Horncastle Town FC U15 Girls have taken a stand that acts as a real milestone for other clubs and players to take on board.
They were successful in arranging for the colour of their shorts for their home and away kits to be changed to black as a result of their menstrual cycles.
The subject had been a source of anxiety to the players, and also for other teams, which is why this change will have a positive impact, and could inspire other girl's and women's football teams to take a similar step.
Emma Farrington, club secretary at Horncastle Town, explained: "Our management team had read an article with regards West Brom Ladies changing the colour of their shorts to black to alleviate any anxiety in relation to the menstrual cycle.
"We were aware at this point that some of our girls were already wearing an additional black base layer under the red shorts.
"We then requested that this issue be addressed at the next available committee meeting (which took place at the beginning of October), and for switching to black shorts to be discussed.

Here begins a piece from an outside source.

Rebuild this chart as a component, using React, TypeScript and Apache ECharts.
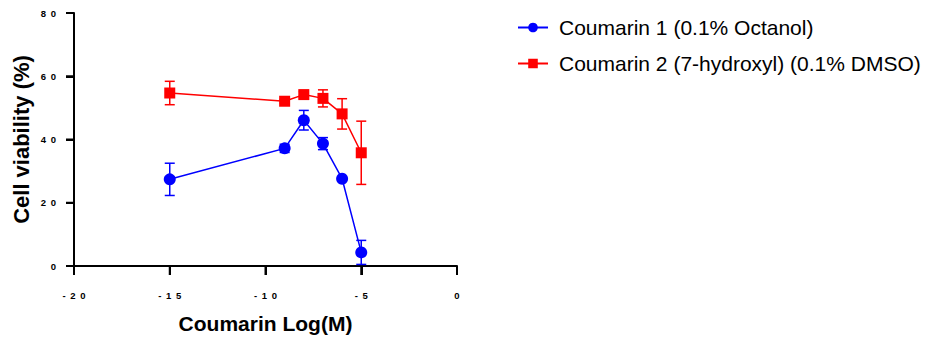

The committee stated they wanted what was best for the girls and more than happy to support them. We agreed that the girls should be supported to vote on what they wanted to wear moving forwards. The girls unanimously voted they wanted to make the switch to wear black shorts.
"Furthermore, we considered the suggestion that reducing period anxiety may increase performance for the girls without the added concern of anxiety. We hoped this would also increase focus on the game itself. Funding for additional shorts was not available, we approached Joanne Holderness, a businesswoman in Horncastle, who was very supportive and agreed to sponsor the teams’ shorts.
"As a management team, we want what is best for our girls and feel proud that we have heard their voice and been able to support them to perform to the best of their ability without distraction."
Lacey Holgate, team captain at Horncastle Town, added: "The black shorts make us feel better, they help us focus on the football because you don’t have to worry about anything else. We are grateful that Joanne could help us as this means no more expense to parents, they pay enough driving us around to games!"
Cissy Radford, Lincolnshire FA Women and Girls’ Football Development Officer, added: "Across the world, we see a drop off for girls in all sports in their teenage years for a variety of reasons. One reason is, as girls grow older and their bodies change, they often don’t feel confident in the clothes they have to wear.
"The initiative shown by these girls is remarkable; they’ve taken autonomy of their football and come together to ensure the whole team feels comfortable and safe when playing. Menstruation has been a taboo in women’s sport for too long, and it’s so encouraging to see young girls standing up for what is right for them. These girls should feel proud of themselves."